Over the past holiday weekend, I thought much about my experiences as a teenager, during which I participated in honoring our fallen by placing flags at their graves for Memorial Day. I remember speaking with my grandfathers, both Army Air Corps veterans, about their experiences during WWII and the challenges that they faced during those perilous times. Remembering Earl Curzon’s famous quote that the Allies in WWI “floated to victory on a wave of oil,” only reinforced for me the truth of the famous saying that “those failing to learn from the mistakes of the past are bound to repeat them.”
In terms of energy security, I’d assert that we not only have the potential to repeat our mistakes, but also could double down on the scope of their national security and economic impacts, not if, but when energy supply chains are disrupted. Now, these stakes can be even higher with greater energy vulnerability, natural resource constraints, and climate related threat multipliers.
In my last post, I mentioned concept of diversification and its importance in our operational fuels moving forward. Our warfighters have relied on petroleum-based jet fuels since the dawn of the jet age and on marine diesel and fuel oils for even longer. These are the energy commodities around which the vast majority of our military capabilities have been designed for. In a way, our weapons platform mix or force structure is an apt analog to our operational fuel paradigm. A weapons platform’s purpose is effectively to deliver steel on target. Likewise, operational fuels purpose is to just deliver BTUs to our force multiplier technologies, whether jet turbines, compression ignition engines or field generators.
This diversity of force structure likewise applies to our operational fuel options, more precisely their supply chains and feedstocks. My colleague, Taylor Wilkerson, in his chapter on supply chain risk management and building resilience reflects this approach. We will certainly continue using our petroleum-based fuels (“B-52s”), but should we support our military services efforts to diversify their operational fuel supply chain vulnerabilities, such as alternative fuels and biofuels? What are our operational fuel “A-10s” and “Reapers” should we be investing in? What should our military’s operational energy force structure look like moving forward? Certainly these are open questions, but our warfighters deserve reduced vulnerability provided by diversified operational fuel supply chains. If there are side benefits, such as performance enhancements and reduced air and GHG emissions, why should these be detractor to their use, particularly if they support great combat capability and potentially reduce lifecycle maintenance costs (reduced engine teardowns)?

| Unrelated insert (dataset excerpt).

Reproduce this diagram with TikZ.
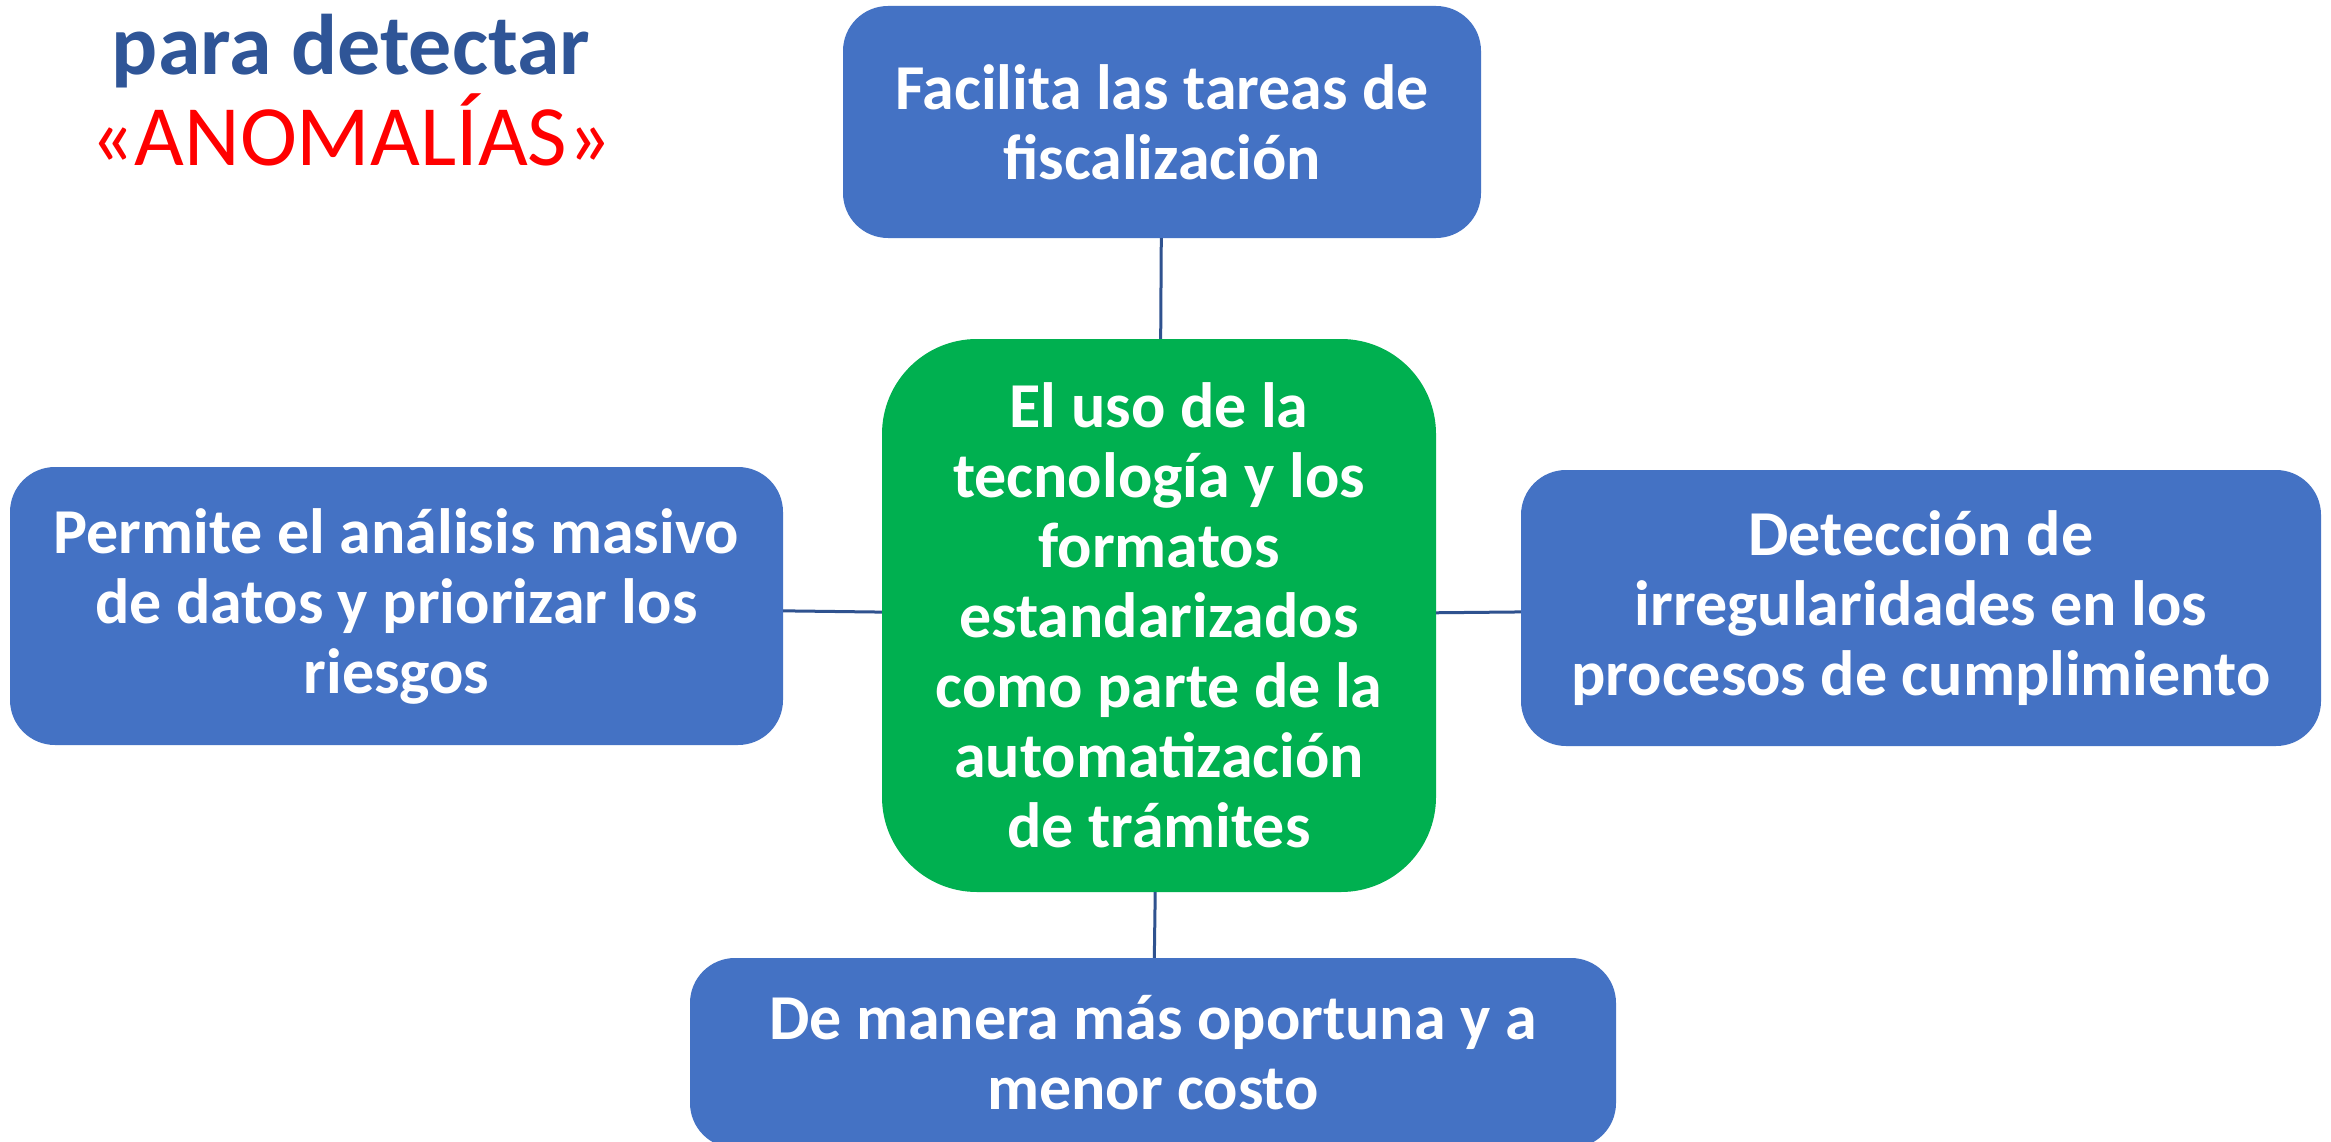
\documentclass[tikz,border=0pt]{standalone}
\usepackage{fontspec}
\setmainfont{Carlito}
\definecolor{boxblue}{HTML}{4472C4}
\definecolor{boxgreen}{HTML}{00B050}
\definecolor{titleblue}{HTML}{2F5597}
\definecolor{connblue}{HTML}{2F528F}
\definecolor{titlered}{HTML}{FF0000}
\tikzset{
  bluebox/.style={fill=boxblue, rounded corners=45pt, text=white, align=center,
    font=\fontsize{64}{70}\selectfont\bfseries, inner sep=0pt},
  greenbox/.style={fill=boxgreen, rounded corners=95pt, text=white, align=center,
    font=\fontsize{64}{70}\selectfont\bfseries, inner sep=0pt},
  conn/.style={draw=connblue, line width=3pt},
}
\begin{document}
\begin{tikzpicture}[x=1pt,y=-1pt]
\useasboundingbox (0,0) rectangle (2331,1142);
\clip (0,0) rectangle (2331,1142);
\fill[white] (0,0) rectangle (2331,1142);
% title
\node[anchor=base, text=titleblue, font=\fontsize{86}{100}\selectfont\bfseries, inner sep=0pt] (t1) at (351,75) {para detectar};
\node[anchor=base, text=titlered, font=\fontsize{86}{100}\selectfont, inner sep=0pt] (t2) at (351,166) {«ANOMALÍAS»};
% boxes
\node[greenbox, minimum width=554pt, minimum height=553pt] (c) at (1159,615.5)
  {El uso de la\\tecnología y los\\formatos\\estandarizados\\como parte de la\\automatización\\de trámites};
\node[bluebox, minimum width=638pt, minimum height=232pt] (top) at (1162,122)
  {Facilita las tareas de\\fiscalización};
\node[bluebox, minimum width=773pt, minimum height=278pt] (left) at (396.5,606)
  {Permite el análisis masivo\\de datos y priorizar los\\riesgos};
\node[bluebox, minimum width=800pt, minimum height=276pt] (right) at (1921,608)
  {Detección de\\irregularidades en los\\procesos de cumplimiento};
\node[bluebox, minimum width=926pt, minimum height=190pt] (bottom) at (1153,1053)
  {De manera más oportuna y a\\menor costo};
% connectors
\draw[conn] (top) -- (c);
\draw[conn] (left) -- (c);
\draw[conn] (right) -- (c);
\draw[conn] (bottom) -- (c);
\end{tikzpicture}
\end{document}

While down at the NDIA’s E2S2 conference last week in New Orleans, I sat in an insightful panel discussion on “Energy Security Grids / Infrastructure,” discussing over a decade of work and lessons learned in securing our nation’s critical electrical infrastructure. Of note, a representative from Entergy, the local electrical utility, shared their experiences post hurricanes Katrina and Rita and, later, Ike—all of which spurred them to take a proactive risk management approach (as part of an integrated climate adaptation plan) that informed investments and partnerships to build resilience both with their infrastructure and with their customers.
These analyses, planning and outreach effort are projected to reduce this utility’s anticipated annual losses by billions of dollars moving forward. Proactive risk management fundamentally informs organizational cost and budgetary decisions, and this is, in many ways, analogous to the military services efforts in alternative operational fuels. Another speaker on this energy security panel noted that 9/11 spurred the US government to focus on security but that Katrina forced them to reevaluate and face the critical necessity to build in resiliency into our critical electric grid infrastructure.
This begs a similar question for our operational fuel mix: we are certainly ocusing on energy security, but is the current approach and support sufficient for our military’s alternative fuels to be a resilient and diversified operational energy force structure moving forward? My hope is that our leaders will have the foresight to allow them to choose their path proactively without a detrimental catalyst to action, such as a Persian Gulf closure impacting petroleum prices.